Então o porta-voz, um pouco inseguro, relutante, até, olhou para o papel e disse: “Até onde eu sei, imediatamente. Sem mais demoras”.

Eram 18h53 da quinta-feira 9 de novembro de 1989. A entrevista estava sendo transmitida ao vivo para as duas Alemanhas. Incrédulos, os moradores de Berlim Oriental que a assistiam pela TV começaram a deixar suas casas e se dirigiram aos pontos de checagem junto ao Muro. Os policiais não tinham recebido nenhuma ordem oficial para abrir as fronteiras. Não sabiam direito o que fazer. Organizaram filas e pediram calma à população pelos megafones instalados nos Wartburg verdes e brancos da Volkspolizei.

Erhman foi o primeiro jornalista a informar ao mundo, pela Ansa, que o Muro tinha caído.
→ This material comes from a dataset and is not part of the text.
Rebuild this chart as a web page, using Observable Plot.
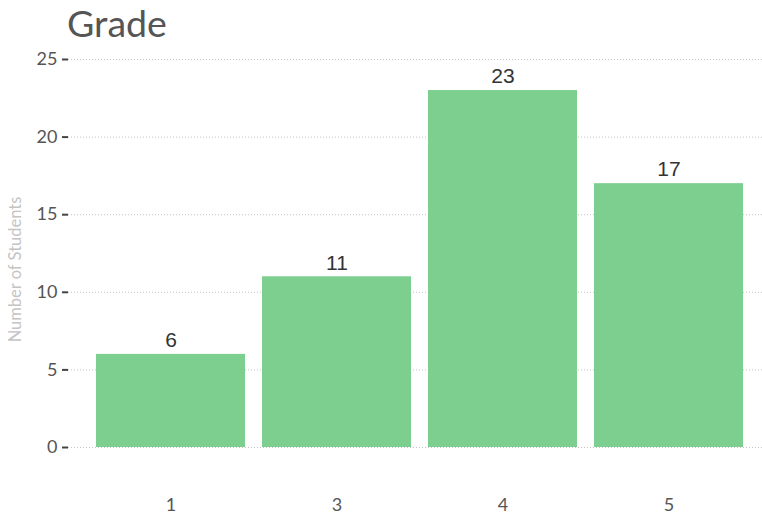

A maioria dos jornalistas presentes à coletiva não percebeu direito o que estava acontecendo. A agência italiana deu a notícia meia hora antes que todo mundo. O correspondente, depois de informar a sede em Roma por telefone — e garantir à chefia que não estava maluco –, correu para o posto de controle em Friedrichstrasse, onde uma multidão aguardava ansiosa pela abertura da fronteira. Foi reconhecido. “Olha lá o jornalista que fez a pergunta!”, gritou alguém, e Riccardo foi erguido nos ombros do povo, festejado como um herói.

Ehrman tem 86 anos e vive em Madri. Aposentado, continua cozinhando. Naquela noite de 9 de novembro, antes de dormir, recebeu um telefonema do embaixador italiano na Alemanha Oriental. “Riccardo, que cazzo você fez?”, perguntou o diplomata em altos brados.

Ele tinha derrubado o Muro. Junto com Schabowski, que morreu ontem em Berlim sem ser notado.